Guinness Draught is only 4.2 The Original/Extra Stout is 5, and the Foreign Extra Stout is 7.5. You can drink the draught all night and not catch a buzz. Stick to the original.

Who brews the Kirkland selection? It ought to be somewhere on the box.

The “Hopfen Und Malz Brewing Company” of San Jose, CA.

I don’t thi k you made beer or even barleywine. You made gravy.:slight_smile:

Behind the fake brewery name of the Kirkland/CostCo brand beer is Gordon Biersch.

LOL, I just looked at the name “Hopfen Und Malz” again and realized it’s “Hops and Malt” :stuck_out_tongue:

I’m fully in support of Dervorin. Furthermore, my thought is that IPA’s are the new wave of beers. Everybody wants to tell me about the IPA they just tried. I don’t like the hoppy taste. I prefer sweeter beers, stouts and weizen, epsecially hefeweizen.

But hey, if you like htat bitterness, more power to you.

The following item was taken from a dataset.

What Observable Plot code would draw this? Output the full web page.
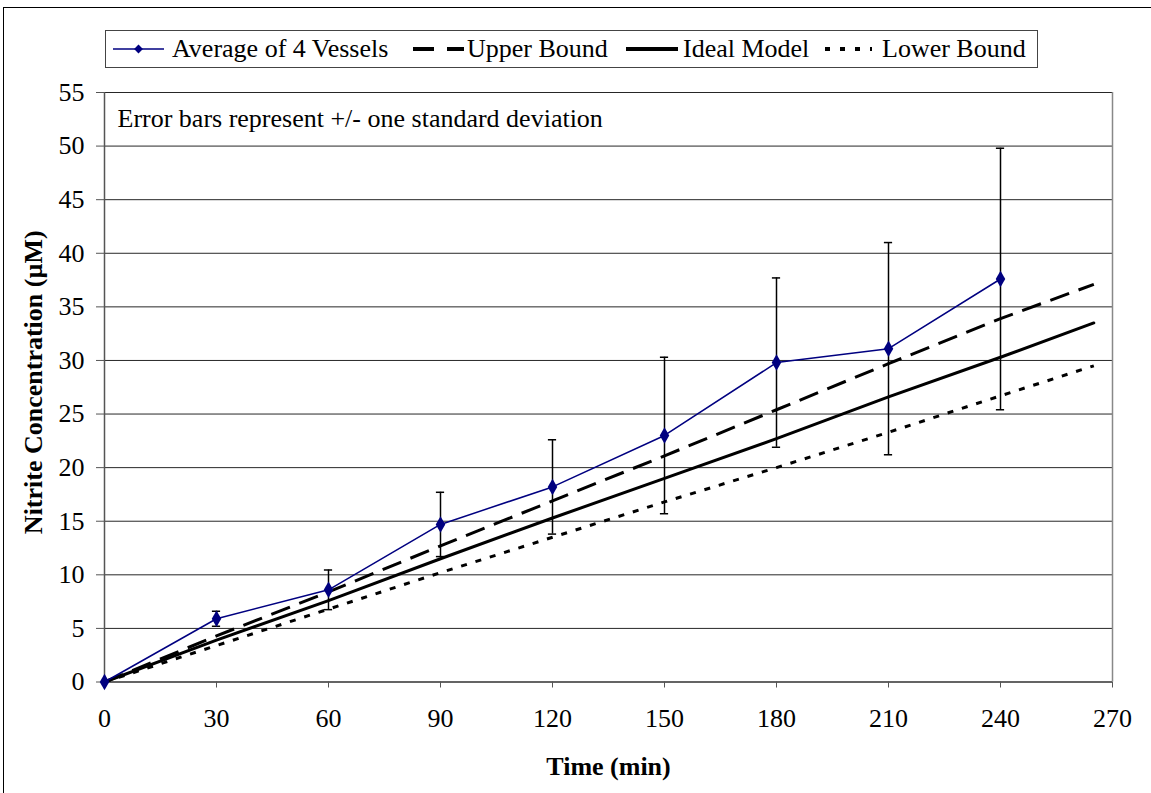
<!DOCTYPE html>
<html>
<head>
<meta charset="utf-8">
<script src="https://cdn.jsdelivr.net/npm/d3@7"></script>
<script src="https://cdn.jsdelivr.net/npm/@observablehq/plot@0.6"></script>
<style>
  html, body { margin: 0; padding: 0; background: #fff; }
  #wrap { position: relative; width: 1151px; height: 793px; overflow: hidden; font-family: "Liberation Serif", "Times New Roman", serif; }
  #frame { position: absolute; left: 3px; top: 7px; width: 1160px; height: 800px; border: 1px solid #000; box-sizing: border-box; pointer-events: none; }
  #legend { position: absolute; left: 105px; top: 30px; width: 933px; height: 38px; border: 1px solid #444; box-sizing: border-box; background: #fff;
            font-size: 26px; color: #000; white-space: nowrap; }
  #legend svg, #legend span { position: absolute; }
  #legend span { top: 4px; line-height: 28px; }
  #chart { position: absolute; left: 0; top: 0; }
</style>
</head>
<body>
<div id="wrap">
  <div id="chart"></div>
  <div id="legend"></div>
  <div id="frame"></div>
</div>
<script>
// Measured data
const times = [0, 30, 60, 90, 120, 150, 180, 210, 240];
const avgConc = [0, 5.9, 8.6, 14.7, 18.2, 23.0, 29.8, 31.1, 37.6];
const stdDev = [0, 0.7, 1.85, 3.0, 4.4, 7.3, 7.9, 9.9, 12.2];

// Model curves
const modelTimes = [0, 30, 60, 90, 120, 150, 180, 210, 240, 265];
const idealModel = [0, 3.9, 7.6, 11.5, 15.3, 19.0, 22.7, 26.6, 30.3, 33.5];
const upperBound = [0, 4.3, 8.4, 12.7, 16.9, 21.1, 25.4, 29.7, 33.9, 37.1];
const lowerBound = [0, 3.4, 6.8, 10.2, 13.5, 16.8, 20.0, 23.3, 26.7, 29.5];

// Axis ticks and labels
const xTicks = [0, 30, 60, 90, 120, 150, 180, 210, 240, 270];
const yTicks = [0, 5, 10, 15, 20, 25, 30, 35, 40, 45, 50, 55];
const xLabel = "Time (min)";
const yLabel = "Nitrite Concentration (µM)";
const note = "Error bars represent +/- one standard deviation";
const seriesNames = ["Average of 4 Vessels", "Upper Bound", "Ideal Model", "Lower Bound"];

const measured = times.map((t, i) => ({t, c: avgConc[i], sd: stdDev[i]}));
const model = modelTimes.map((t, i) => ({t, ideal: idealModel[i], upper: upperBound[i], lower: lowerBound[i]}));
const bars = measured.filter(d => d.sd > 0);

const navy = "#000080";
const capHalf = 1.1; // minutes

const plot = Plot.plot({
  width: 1151,
  height: 793,
  marginLeft: 104,
  marginRight: 39,
  marginTop: 92,
  marginBottom: 111.5,
  style: {fontFamily: "'Liberation Serif', 'Times New Roman', serif", fontSize: "26px", color: "#000", background: "transparent"},
  x: {domain: [0, 270], ticks: xTicks, tickFormat: d => d, label: null},
  y: {domain: [0, 55], ticks: yTicks, tickFormat: d => d, label: null},
  marks: [
    Plot.gridY(yTicks, {stroke: "#000", strokeOpacity: 0.85, strokeWidth: 1}),
    Plot.ruleX([270], {stroke: "#888", strokeWidth: 1.5}),
    Plot.ruleX([0], {stroke: "#555", strokeWidth: 1.5}),
    Plot.ruleY([0], {stroke: "#555", strokeWidth: 1.5}),
    Plot.axisX(xTicks, {tickSize: 6, tickPadding: 21, stroke: "#555", fontSize: 26}),
    Plot.axisY(yTicks, {tickSize: 8, tickPadding: 12, stroke: "#555", fontSize: 26}),
    // model lines
    Plot.line(model, {x: "t", y: "lower", stroke: "#000", strokeWidth: 3, strokeDasharray: "6,9", strokeLinecap: "butt"}),
    Plot.line(model, {x: "t", y: "ideal", stroke: "#000", strokeWidth: 3}),
    Plot.line(model, {x: "t", y: "upper", stroke: "#000", strokeWidth: 3, strokeDasharray: "20,10", strokeLinecap: "butt"}),
    // error bars
    Plot.ruleX(bars, {x: "t", y1: d => d.c - d.sd, y2: d => d.c + d.sd, stroke: "#000", strokeWidth: 1.5}),
    Plot.ruleY(bars, {y: d => d.c + d.sd, x1: d => d.t - capHalf, x2: d => d.t + capHalf, stroke: "#000", strokeWidth: 1.5}),
    Plot.ruleY(bars, {y: d => d.c - d.sd, x1: d => d.t - capHalf, x2: d => d.t + capHalf, stroke: "#000", strokeWidth: 1.5}),
    // average
    Plot.line(measured, {x: "t", y: "c", stroke: navy, strokeWidth: 1.5}),
    Plot.dot(measured, {x: "t", y: "c", symbol: "diamond", fill: navy, r: 5}),
    // texts
    Plot.text([note], {frameAnchor: "top-left", dx: 13, dy: 16, textAnchor: "start", fontSize: 26, fill: "#000"}),
    Plot.text([xLabel], {frameAnchor: "bottom", dy: 93, fontSize: 26, fontWeight: "bold", fill: "#000"}),
    Plot.text([yLabel], {frameAnchor: "left", textAnchor: "middle", lineAnchor: "middle", dx: -71, dy: -5, rotate: -90, fontSize: 26, fontWeight: "bold", fill: "#000"})
  ]
});
document.getElementById("chart").appendChild(plot);

// Legend
const legend = d3.select("#legend");
const swatches = [
  {name: seriesNames[0], stroke: navy, w: 1.5, dash: null, marker: true, x: 7, tw: 51, tx: 66},
  {name: seriesNames[1], stroke: "#000", w: 4, dash: "21,13", marker: false, x: 307, tw: 51, tx: 361},
  {name: seriesNames[2], stroke: "#000", w: 4, dash: null, marker: false, x: 520, tw: 52, tx: 577},
  {name: seriesNames[3], stroke: "#000", w: 4, dash: "5,10", marker: false, x: 719, tw: 47, tx: 776}
];
swatches.forEach(s => {
  const svg = legend.append("svg").attr("width", s.tw).attr("height", 20)
    .style("left", s.x + "px").style("top", "8px");
  svg.append("line").attr("x1", 0).attr("x2", s.tw).attr("y1", 10).attr("y2", 10)
    .attr("stroke", s.stroke).attr("stroke-width", s.w).attr("stroke-dasharray", s.dash);
  if (s.marker) {
    svg.append("path").attr("d", d3.symbol(d3.symbolDiamond2, 50)()).attr("transform", `translate(${s.tw/2},10)`).attr("fill", navy);
  }
  legend.append("span").style("left", s.tx + "px").text(s.name);
});
</script>
</body>
</html>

No kidding. It was the product of a late night drinking in the back of the homebrew shop. We dumped everything that was laying around into that batch: mashed all the grains that were piled up under the crusher, tossed in all the random hops in the freezer, poured in the cans of malt that had lost their labels, and added several packages of either rice solids or malto-dex (we weren’t sure - white powder). The end result was 7 gallons of…something. We couldn’t get an OG on it, so we just hit it with 4 different kinds of yeast and let it work.

It aged quite nicely and was still winning awards 4 years after we brewed it.